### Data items

--- start ---

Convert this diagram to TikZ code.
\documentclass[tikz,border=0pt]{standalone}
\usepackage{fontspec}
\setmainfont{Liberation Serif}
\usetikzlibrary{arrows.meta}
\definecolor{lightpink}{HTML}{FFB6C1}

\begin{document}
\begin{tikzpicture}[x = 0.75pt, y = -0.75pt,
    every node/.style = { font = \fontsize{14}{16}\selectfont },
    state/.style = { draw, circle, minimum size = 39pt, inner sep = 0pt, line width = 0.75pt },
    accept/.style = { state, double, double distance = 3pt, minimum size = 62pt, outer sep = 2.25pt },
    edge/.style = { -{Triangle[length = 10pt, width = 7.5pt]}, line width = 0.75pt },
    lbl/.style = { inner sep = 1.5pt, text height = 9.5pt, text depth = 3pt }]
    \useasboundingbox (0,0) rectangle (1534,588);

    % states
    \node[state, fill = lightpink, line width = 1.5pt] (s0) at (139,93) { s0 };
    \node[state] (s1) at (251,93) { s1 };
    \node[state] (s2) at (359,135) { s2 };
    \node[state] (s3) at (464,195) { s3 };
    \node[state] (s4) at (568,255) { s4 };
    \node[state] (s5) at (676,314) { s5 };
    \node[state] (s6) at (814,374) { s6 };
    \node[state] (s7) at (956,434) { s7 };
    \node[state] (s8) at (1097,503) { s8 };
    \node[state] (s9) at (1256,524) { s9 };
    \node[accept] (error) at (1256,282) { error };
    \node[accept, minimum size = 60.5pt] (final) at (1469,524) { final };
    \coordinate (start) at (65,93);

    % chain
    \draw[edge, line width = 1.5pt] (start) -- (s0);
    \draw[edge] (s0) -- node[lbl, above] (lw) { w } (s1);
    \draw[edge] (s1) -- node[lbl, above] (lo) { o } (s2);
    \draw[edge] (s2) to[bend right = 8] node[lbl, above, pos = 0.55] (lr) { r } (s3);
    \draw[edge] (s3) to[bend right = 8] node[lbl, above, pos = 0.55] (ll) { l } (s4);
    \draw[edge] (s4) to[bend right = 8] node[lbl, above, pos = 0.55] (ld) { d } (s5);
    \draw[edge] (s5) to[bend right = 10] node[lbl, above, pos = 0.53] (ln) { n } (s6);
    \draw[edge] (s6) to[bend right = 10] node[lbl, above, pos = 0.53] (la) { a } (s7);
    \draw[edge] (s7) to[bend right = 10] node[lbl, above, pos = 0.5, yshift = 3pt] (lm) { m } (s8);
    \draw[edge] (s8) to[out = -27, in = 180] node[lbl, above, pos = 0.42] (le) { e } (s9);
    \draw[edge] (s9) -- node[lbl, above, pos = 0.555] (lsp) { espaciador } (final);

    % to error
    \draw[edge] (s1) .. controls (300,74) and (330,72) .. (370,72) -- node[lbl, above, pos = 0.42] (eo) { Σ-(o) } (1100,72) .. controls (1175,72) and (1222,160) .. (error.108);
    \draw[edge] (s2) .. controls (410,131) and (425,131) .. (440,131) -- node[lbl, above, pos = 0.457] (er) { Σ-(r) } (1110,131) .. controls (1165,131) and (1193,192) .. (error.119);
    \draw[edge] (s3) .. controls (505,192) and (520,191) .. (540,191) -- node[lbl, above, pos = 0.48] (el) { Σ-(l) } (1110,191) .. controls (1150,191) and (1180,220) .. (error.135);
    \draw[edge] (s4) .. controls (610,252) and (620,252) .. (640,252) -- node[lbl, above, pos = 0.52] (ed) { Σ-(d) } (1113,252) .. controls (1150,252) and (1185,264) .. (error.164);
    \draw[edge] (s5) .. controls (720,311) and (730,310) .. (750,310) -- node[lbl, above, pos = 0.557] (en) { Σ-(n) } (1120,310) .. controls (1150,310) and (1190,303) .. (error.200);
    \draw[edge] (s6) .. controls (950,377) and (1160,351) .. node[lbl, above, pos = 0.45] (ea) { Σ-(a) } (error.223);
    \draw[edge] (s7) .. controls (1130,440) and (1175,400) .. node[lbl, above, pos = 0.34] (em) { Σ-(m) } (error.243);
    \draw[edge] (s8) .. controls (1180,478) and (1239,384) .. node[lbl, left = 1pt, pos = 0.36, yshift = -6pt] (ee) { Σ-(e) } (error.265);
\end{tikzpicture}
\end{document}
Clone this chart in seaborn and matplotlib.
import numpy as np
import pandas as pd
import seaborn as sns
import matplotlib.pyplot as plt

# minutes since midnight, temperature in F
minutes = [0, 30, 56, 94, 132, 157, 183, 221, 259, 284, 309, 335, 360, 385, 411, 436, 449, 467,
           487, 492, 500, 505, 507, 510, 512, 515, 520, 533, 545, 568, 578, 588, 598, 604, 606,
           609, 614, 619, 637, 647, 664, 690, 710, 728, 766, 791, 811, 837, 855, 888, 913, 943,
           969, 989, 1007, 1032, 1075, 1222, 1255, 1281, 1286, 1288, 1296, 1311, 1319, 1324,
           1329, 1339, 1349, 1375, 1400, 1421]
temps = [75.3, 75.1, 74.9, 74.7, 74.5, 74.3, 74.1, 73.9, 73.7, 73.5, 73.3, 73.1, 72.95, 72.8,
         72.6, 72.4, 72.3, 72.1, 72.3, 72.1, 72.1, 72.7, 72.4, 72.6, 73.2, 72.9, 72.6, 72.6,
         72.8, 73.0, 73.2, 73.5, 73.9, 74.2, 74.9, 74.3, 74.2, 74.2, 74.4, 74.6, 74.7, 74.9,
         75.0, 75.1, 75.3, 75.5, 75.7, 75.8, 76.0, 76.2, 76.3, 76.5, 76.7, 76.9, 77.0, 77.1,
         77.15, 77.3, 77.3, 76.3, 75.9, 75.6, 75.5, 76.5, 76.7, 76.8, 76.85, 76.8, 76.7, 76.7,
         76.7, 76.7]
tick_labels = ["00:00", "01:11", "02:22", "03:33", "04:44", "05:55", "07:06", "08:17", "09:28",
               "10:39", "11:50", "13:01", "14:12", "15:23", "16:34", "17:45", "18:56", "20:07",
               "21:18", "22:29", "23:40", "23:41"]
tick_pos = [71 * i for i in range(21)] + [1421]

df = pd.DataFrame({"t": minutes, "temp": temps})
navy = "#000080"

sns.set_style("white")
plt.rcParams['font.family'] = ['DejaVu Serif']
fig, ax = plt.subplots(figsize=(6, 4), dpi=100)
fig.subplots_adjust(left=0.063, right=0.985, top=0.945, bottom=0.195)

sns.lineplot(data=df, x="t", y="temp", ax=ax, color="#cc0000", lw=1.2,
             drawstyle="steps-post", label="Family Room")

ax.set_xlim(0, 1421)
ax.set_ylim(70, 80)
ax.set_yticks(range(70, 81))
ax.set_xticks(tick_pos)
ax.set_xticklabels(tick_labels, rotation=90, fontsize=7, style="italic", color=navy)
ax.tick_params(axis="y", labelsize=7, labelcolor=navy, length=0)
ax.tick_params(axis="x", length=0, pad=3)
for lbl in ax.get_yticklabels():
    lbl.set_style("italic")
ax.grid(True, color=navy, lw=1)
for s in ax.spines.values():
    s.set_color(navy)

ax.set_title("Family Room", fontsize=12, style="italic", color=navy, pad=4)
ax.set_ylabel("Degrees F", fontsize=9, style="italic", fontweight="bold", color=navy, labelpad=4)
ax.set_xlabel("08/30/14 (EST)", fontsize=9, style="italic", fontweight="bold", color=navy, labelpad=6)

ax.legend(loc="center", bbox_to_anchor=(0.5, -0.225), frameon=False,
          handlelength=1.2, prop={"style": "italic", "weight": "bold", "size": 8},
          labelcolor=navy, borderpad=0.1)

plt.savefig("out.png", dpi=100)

--- end ---

### What is asked
Copy out all of the lines above exactly.

### Written answer
Convert this diagram to TikZ code.
\documentclass[tikz,border=0pt]{standalone}
\usepackage{fontspec}
\setmainfont{Liberation Serif}
\usetikzlibrary{arrows.meta}
\definecolor{lightpink}{HTML}{FFB6C1}

\begin{document}
\begin{tikzpicture}[x = 0.75pt, y = -0.75pt,
    every node/.style = { font = \fontsize{14}{16}\selectfont },
    state/.style = { draw, circle, minimum size = 39pt, inner sep = 0pt, line width = 0.75pt },
    accept/.style = { state, double, double distance = 3pt, minimum size = 62pt, outer sep = 2.25pt },
    edge/.style = { -{Triangle[length = 10pt, width = 7.5pt]}, line width = 0.75pt },
    lbl/.style = { inner sep = 1.5pt, text height = 9.5pt, text depth = 3pt }]
    \useasboundingbox (0,0) rectangle (1534,588);

    % states
    \node[state, fill = lightpink, line width = 1.5pt] (s0) at (139,93) { s0 };
    \node[state] (s1) at (251,93) { s1 };
    \node[state] (s2) at (359,135) { s2 };
    \node[state] (s3) at (464,195) { s3 };
    \node[state] (s4) at (568,255) { s4 };
    \node[state] (s5) at (676,314) { s5 };
    \node[state] (s6) at (814,374) { s6 };
    \node[state] (s7) at (956,434) { s7 };
    \node[state] (s8) at (1097,503) { s8 };
    \node[state] (s9) at (1256,524) { s9 };
    \node[accept] (error) at (1256,282) { error };
    \node[accept, minimum size = 60.5pt] (final) at (1469,524) { final };
    \coordinate (start) at (65,93);

    % chain
    \draw[edge, line width = 1.5pt] (start) -- (s0);
    \draw[edge] (s0) -- node[lbl, above] (lw) { w } (s1);
    \draw[edge] (s1) -- node[lbl, above] (lo) { o } (s2);
    \draw[edge] (s2) to[bend right = 8] node[lbl, above, pos = 0.55] (lr) { r } (s3);
    \draw[edge] (s3) to[bend right = 8] node[lbl, above, pos = 0.55] (ll) { l } (s4);
    \draw[edge] (s4) to[bend right = 8] node[lbl, above, pos = 0.55] (ld) { d } (s5);
    \draw[edge] (s5) to[bend right = 10] node[lbl, above, pos = 0.53] (ln) { n } (s6);
    \draw[edge] (s6) to[bend right = 10] node[lbl, above, pos = 0.53] (la) { a } (s7);
    \draw[edge] (s7) to[bend right = 10] node[lbl, above, pos = 0.5, yshift = 3pt] (lm) { m } (s8);
    \draw[edge] (s8) to[out = -27, in = 180] node[lbl, above, pos = 0.42] (le) { e } (s9);
    \draw[edge] (s9) -- node[lbl, above, pos = 0.555] (lsp) { espaciador } (final);

    % to error
    \draw[edge] (s1) .. controls (300,74) and (330,72) .. (370,72) -- node[lbl, above, pos = 0.42] (eo) { Σ-(o) } (1100,72) .. controls (1175,72) and (1222,160) .. (error.108);
    \draw[edge] (s2) .. controls (410,131) and (425,131) .. (440,131) -- node[lbl, above, pos = 0.457] (er) { Σ-(r) } (1110,131) .. controls (1165,131) and (1193,192) .. (error.119);
    \draw[edge] (s3) .. controls (505,192) and (520,191) .. (540,191) -- node[lbl, above, pos = 0.48] (el) { Σ-(l) } (1110,191) .. controls (1150,191) and (1180,220) .. (error.135);
    \draw[edge] (s4) .. controls (610,252) and (620,252) .. (640,252) -- node[lbl, above, pos = 0.52] (ed) { Σ-(d) } (1113,252) .. controls (1150,252) and (1185,264) .. (error.164);
    \draw[edge] (s5) .. controls (720,311) and (730,310) .. (750,310) -- node[lbl, above, pos = 0.557] (en) { Σ-(n) } (1120,310) .. controls (1150,310) and (1190,303) .. (error.200);
    \draw[edge] (s6) .. controls (950,377) and (1160,351) .. node[lbl, above, pos = 0.45] (ea) { Σ-(a) } (error.223);
    \draw[edge] (s7) .. controls (1130,440) and (1175,400) .. node[lbl, above, pos = 0.34] (em) { Σ-(m) } (error.243);
    \draw[edge] (s8) .. controls (1180,478) and (1239,384) .. node[lbl, left = 1pt, pos = 0.36, yshift = -6pt] (ee) { Σ-(e) } (error.265);
\end{tikzpicture}
\end{document}
Clone this chart in seaborn and matplotlib.
import numpy as np
import pandas as pd
import seaborn as sns
import matplotlib.pyplot as plt

# minutes since midnight, temperature in F
minutes = [0, 30, 56, 94, 132, 157, 183, 221, 259, 284, 309, 335, 360, 385, 411, 436, 449, 467,
           487, 492, 500, 505, 507, 510, 512, 515, 520, 533, 545, 568, 578, 588, 598, 604, 606,
           609, 614, 619, 637, 647, 664, 690, 710, 728, 766, 791, 811, 837, 855, 888, 913, 943,
           969, 989, 1007, 1032, 1075, 1222, 1255, 1281, 1286, 1288, 1296, 1311, 1319, 1324,
           1329, 1339, 1349, 1375, 1400, 1421]
temps = [75.3, 75.1, 74.9, 74.7, 74.5, 74.3, 74.1, 73.9, 73.7, 73.5, 73.3, 73.1, 72.95, 72.8,
         72.6, 72.4, 72.3, 72.1, 72.3, 72.1, 72.1, 72.7, 72.4, 72.6, 73.2, 72.9, 72.6, 72.6,
         72.8, 73.0, 73.2, 73.5, 73.9, 74.2, 74.9, 74.3, 74.2, 74.2, 74.4, 74.6, 74.7, 74.9,
         75.0, 75.1, 75.3, 75.5, 75.7, 75.8, 76.0, 76.2, 76.3, 76.5, 76.7, 76.9, 77.0, 77.1,
         77.15, 77.3, 77.3, 76.3, 75.9, 75.6, 75.5, 76.5, 76.7, 76.8, 76.85, 76.8, 76.7, 76.7,
         76.7, 76.7]
tick_labels = ["00:00", "01:11", "02:22", "03:33", "04:44", "05:55", "07:06", "08:17", "09:28",
               "10:39", "11:50", "13:01", "14:12", "15:23", "16:34", "17:45", "18:56", "20:07",
               "21:18", "22:29", "23:40", "23:41"]
tick_pos = [71 * i for i in range(21)] + [1421]

df = pd.DataFrame({"t": minutes, "temp": temps})
navy = "#000080"

sns.set_style("white")
plt.rcParams['font.family'] = ['DejaVu Serif']
fig, ax = plt.subplots(figsize=(6, 4), dpi=100)
fig.subplots_adjust(left=0.063, right=0.985, top=0.945, bottom=0.195)

sns.lineplot(data=df, x="t", y="temp", ax=ax, color="#cc0000", lw=1.2,
             drawstyle="steps-post", label="Family Room")

ax.set_xlim(0, 1421)
ax.set_ylim(70, 80)
ax.set_yticks(range(70, 81))
ax.set_xticks(tick_pos)
ax.set_xticklabels(tick_labels, rotation=90, fontsize=7, style="italic", color=navy)
ax.tick_params(axis="y", labelsize=7, labelcolor=navy, length=0)
ax.tick_params(axis="x", length=0, pad=3)
for lbl in ax.get_yticklabels():
    lbl.set_style("italic")
ax.grid(True, color=navy, lw=1)
for s in ax.spines.values():
    s.set_color(navy)

ax.set_title("Family Room", fontsize=12, style="italic", color=navy, pad=4)
ax.set_ylabel("Degrees F", fontsize=9, style="italic", fontweight="bold", color=navy, labelpad=4)
ax.set_xlabel("08/30/14 (EST)", fontsize=9, style="italic", fontweight="bold", color=navy, labelpad=6)

ax.legend(loc="center", bbox_to_anchor=(0.5, -0.225), frameon=False,
          handlelength=1.2, prop={"style": "italic", "weight": "bold", "size": 8},
          labelcolor=navy, borderpad=0.1)

plt.savefig("out.png", dpi=100)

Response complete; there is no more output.